Phase 2: Continuous Integration and Automated Gates (Steps 4-5)

Once the code is committed, automation takes over. This phase focuses on building, testing, and verifying the quality of the new code without human intervention.

  • Step 4: Automated Build & Quality Check: A CI Server (like Jenkins or GitHub Actions) automatically triggers the software build. The source code must immediately pass critical automated gates:

    • Unit Tests must succeed.

    • A pre-defined Code Coverage Threshold must be met.

    • Static analysis tools like SonarQube check for security vulnerabilities and code smells.

  • Step 5: Store and Deploy to Dev: If the build successfully passes all quality gates, the compiled artifact is stored in a centralized Artifact Repository (e.g., Artifactory). It is then automatically deployed to the low-fidelity Dev Environment for initial verification.


Phase 3: Testing and Quality Assurance (Steps 6-8)

Before the code can be exposed to customers, it must undergo rigorous human and automated testing in dedicated, isolated environments.

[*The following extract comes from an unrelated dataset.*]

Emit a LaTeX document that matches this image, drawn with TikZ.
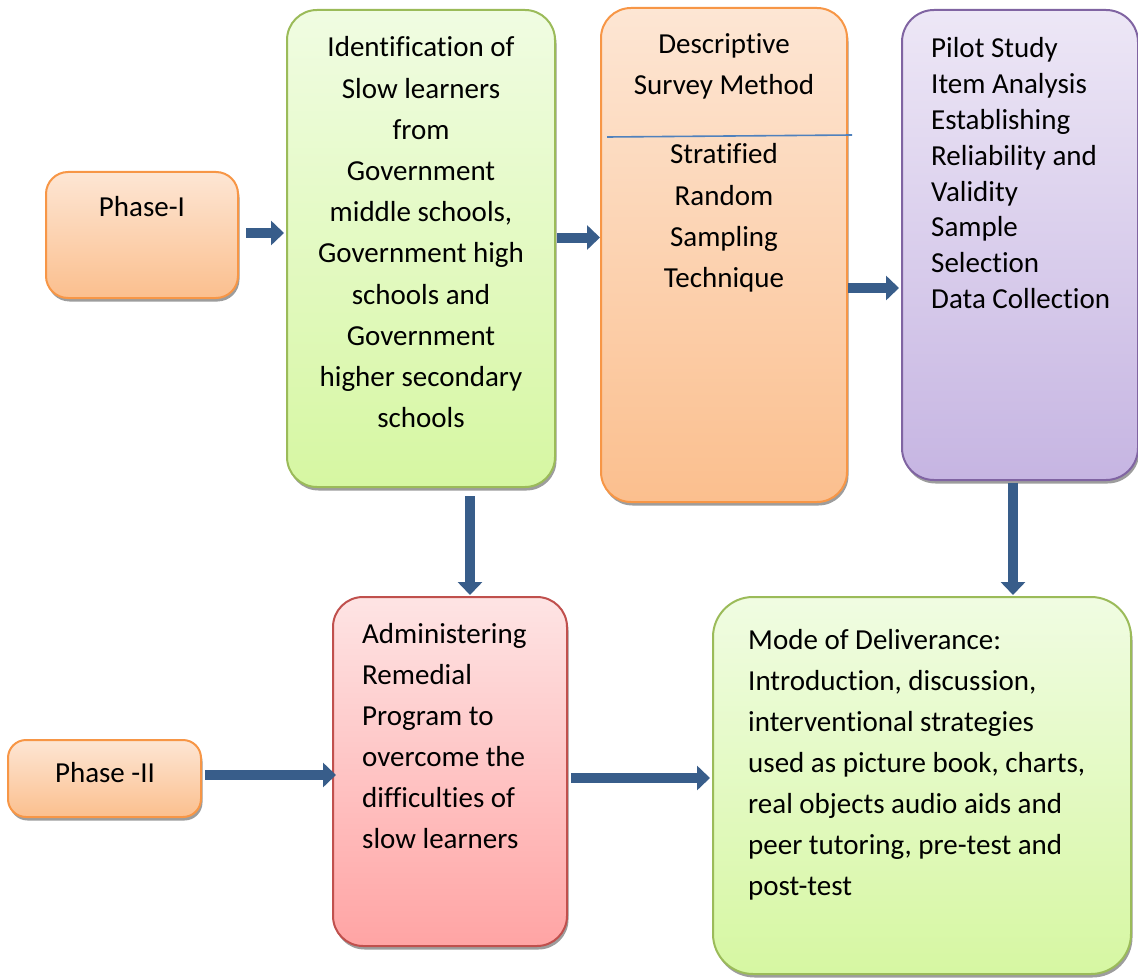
\documentclass[tikz,border=0pt]{standalone}
\usepackage{fontspec}
\setmainfont[Ligatures={NoCommon}]{Carlito}
\usetikzlibrary{arrows.meta,shadows,calc}
\definecolor{orbd}{HTML}{F79646}
\definecolor{ortop}{HTML}{FDE6D4}
\definecolor{orbot}{HTML}{FBBF8E}
\definecolor{grbd}{HTML}{9BBB59}
\definecolor{grtop}{HTML}{F0FCE2}
\definecolor{grbot}{HTML}{D6F7A2}
\definecolor{pubd}{HTML}{8064A2}
\definecolor{putop}{HTML}{EDE7F6}
\definecolor{pubot}{HTML}{C6B5E2}
\definecolor{rdbd}{HTML}{C0504D}
\definecolor{rdtop}{HTML}{FEE4E4}
\definecolor{rdbot}{HTML}{FFA4A4}
\definecolor{arr}{HTML}{385D8A}
\definecolor{sepline}{HTML}{4F81BD}
\tikzset{
  boxbase/.style={rectangle, line width=2pt, inner sep=0pt,
    drop shadow={shadow xshift=1.5pt, shadow yshift=-3.5pt, fill=black!45, opacity=0.85}},
  orbox/.style={boxbase, draw=orbd, top color=ortop, bottom color=orbot},
  grbox/.style={boxbase, draw=grbd, top color=grtop, bottom color=grbot},
  pubox/.style={boxbase, draw=pubd, top color=putop, bottom color=pubot},
  rdbox/.style={boxbase, draw=rdbd, top color=rdtop, bottom color=rdbot},
  txtc/.style={inner sep=0pt, align=center, font=\fontsize{29}{41.2}\selectfont},
  txtl/.style={inner sep=0pt, align=left, font=\fontsize{29}{41}\selectfont},
  txtp/.style={inner sep=0pt, align=left, font=\fontsize{29}{35.8}\selectfont},
  blk/.style={draw=arr, line width=10pt, -{Triangle[width=24pt,length=13pt]}},
}
\begin{document}
\begin{tikzpicture}[x=1pt,y=-1pt]
\useasboundingbox (0,0) rectangle (1138,979);
% boxes
\node[orbox, rounded corners=22pt, minimum width=192pt, minimum height=126pt] (p1) at (142,235) {};
\node[grbox, rounded corners=30pt, minimum width=268pt, minimum height=477pt] (g1) at (421,248.5) {};
\node[orbox, rounded corners=30pt, minimum width=246pt, minimum height=494pt] (o2) at (724,255) {};
\node[pubox, rounded corners=32pt, minimum width=236pt, minimum height=470pt] (pu) at (1020,245) {};
\node[orbox, rounded corners=18pt, minimum width=193pt, minimum height=77pt] (p2) at (104.5,778.5) {};
\node[rdbox, rounded corners=30pt, minimum width=234pt, minimum height=349pt] (rd) at (450,771.5) {};
\node[grbox, rounded corners=40pt, minimum width=418pt, minimum height=377pt] (g2) at (922,785.5) {};
% texts
\node[txtc, anchor=north] (tp1) at (142,196.5) {Phase-I};
\node[txtc, anchor=north] (tg1) at (421,36.5) {Identification of\\Slow learners\\from\\Government\\middle schools,\\Government high\\schools and\\Government\\higher secondary\\schools};
\node[txtc, anchor=north] (to2a) at (724,33.5) {Descriptive\\Survey Method};
\node[txtc, anchor=north] (to2b) at (724,143.5) {Stratified\\Random\\Sampling\\Technique};
\node[txtp, anchor=north west] (tpu) at (931,37.5) {Pilot Study\\Item Analysis\\Establishing\\Reliability and\\Validity\\Sample\\Selection\\Data Collection};
\node[txtc, anchor=north] (tp2) at (105,762.5) {Phase -II};
\node[txtl, anchor=north west] (trd) at (362,623.5) {Administering\\Remedial\\Program to\\overcome the\\difficulties of\\slow learners};
\node[txtl, anchor=north west] (tg2) at (748,629.5) {Mode of Deliverance:\\Introduction, discussion,\\interventional strategies\\used as picture book, charts,\\real objects audio aids and\\peer tutoring, pre-test and\\post-test};
% separator line in orange box
\coordinate (sa) at (607,137);
\coordinate (sb) at (852,135);
\draw[sepline, line width=1.6pt] (sa) -- (sb);
% arrows
\draw[blk, shorten <=7pt, shorten >=2pt] ([yshift=2pt]p1.east) -- ([yshift=2pt]p1.east -| g1.west);
\draw[blk, shorten <=1pt, shorten >=0pt] ([yshift=11pt]g1.east) -- ([yshift=11pt]g1.east -| o2.west);
\draw[blk, shorten <=0pt, shorten >=2pt] ([yshift=-33pt]o2.east) -- ([yshift=-33pt]o2.east -| pu.west);
\draw[blk, shorten <=8pt, shorten >=1pt] ([xshift=49pt]g1.south) -- ([xshift=49pt]g1.south |- rd.north);
\draw[blk, shorten <=2pt, shorten >=1pt] ([xshift=-7pt]pu.south) -- ([xshift=-7pt]pu.south |- g2.north);
\draw[blk, shorten <=3pt, shorten >=-4pt] ([yshift=3.5pt]p2.east) -- ([yshift=3.5pt]p2.east -| rd.west);
\draw[blk, shorten <=3pt, shorten >=2pt] ([yshift=-6.5pt]rd.east) -- ([yshift=-6.5pt]rd.east -| g2.west);
\end{tikzpicture}
\end{document}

  • Step 6: Parallel Feature Deployment: To prevent conflicts, features from different development teams often need to be tested independently. The code is deployed to separate, dedicated testing environments like QA1 and QA2, ensuring environment segregation.

  • Step 7: Rigorous QA Testing: The QA Team executes a formal battery of tests. This includes Functional Testing (checking feature behavior), Regression Testing (ensuring old features weren't broken), and Performance Testing (verifying the system handles expected load).

  • Step 8: UAT (User Acceptance Testing): Once the QA team verifies the build, it is promoted to the UAT Environment. Here, key stakeholders and select business users test the feature in a production-like setting to confirm it meets the original business requirements and user needs.

Phase 4: Deployment and Monitoring (Steps 9-10)

The final stages involve transitioning the verified code to the live world and monitoring its performance and stability in real-time.

  • Step 9: Production Deployment: If UAT is successful, the build is designated a Release Candidate. The DevOps or SRE team deploys the candidate to the Production Environment, often utilizing low-risk strategies like Blue/Green or Canary Deployments to minimize downtime and quickly roll back if issues arise.

  • Step 10: Production Monitoring: The SRE (Site Reliability Engineering) team is responsible for the live application. They continuously monitor the system using dashboards, alerting systems, and observability tools to track key metrics like latency, error rates, and resource utilization, ensuring long-term stability and performance.